Anti-Muslim attacks in Germany reach alarming levels

The rise in hatred toward Muslims and Jews is alarming, DİTİB Secretary-General Abdurrahman Atasoy said at a commemoration ceremony on the 15th anniversary of the 2004 Cologne bombing.

On June 9, 2004, a nail bomb detonated in a business district in Cologne, a city home to a significant number of Turkish immigrants. Some 22 people, mostly Turks, were wounded, with four sustaining serious injuries. A barber shop was completely destroyed; many shops and numerous parked cars were seriously damaged in the explosion.

In 2011, it was revealed that the neo-Nazi group, the National Socialist Underground (NSU), was responsible for the bombing. The increasing threats have become apparent in public life, said Atasoy, underlining the situation caused by the hatred against Muslims and Jews.

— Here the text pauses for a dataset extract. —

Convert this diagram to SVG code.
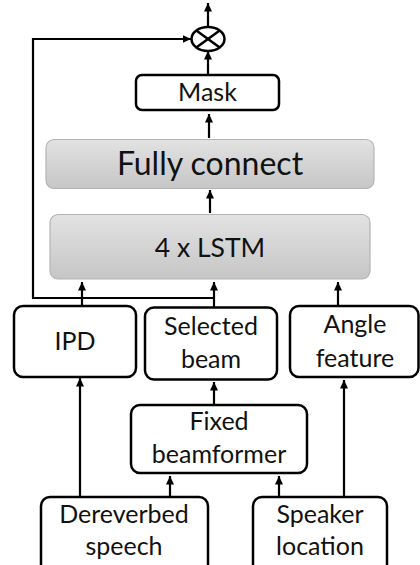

Pointing to the NSU, which recently distributed brochures with swastikas printed on them, Atasoy said it was a part of the anti-Muslim campaign.

Last week, threatening letters including Nazi and nuclear weapons symbols were left in the mailboxes of Turkish citizens in Cologne. Some of the letters, found in mailboxes in the city's Keup Street, carried hate messages, including, "You are just like Jews. Soon, attacks will start to target you."

Anti-Muslim attacks have been on the rise in Germany in recent years, fueled by propaganda from far-right parties that exploit fears over the refugee crisis and terrorism. Police recorded 813 hate crimes against Muslims last year. At least 54 Muslims were injured in the attacks, carried out mostly by far-right extremists. Germany, a country of over 81 million people, has the second-largest Muslim population in Western Europe after France. Among the country's nearly 4.7 million Muslims, 3 million are of Turkish origin. Many Germans of Turkish origin are second- and third-generation descendants of Turkish immigrants who moved to the country during the 1960s.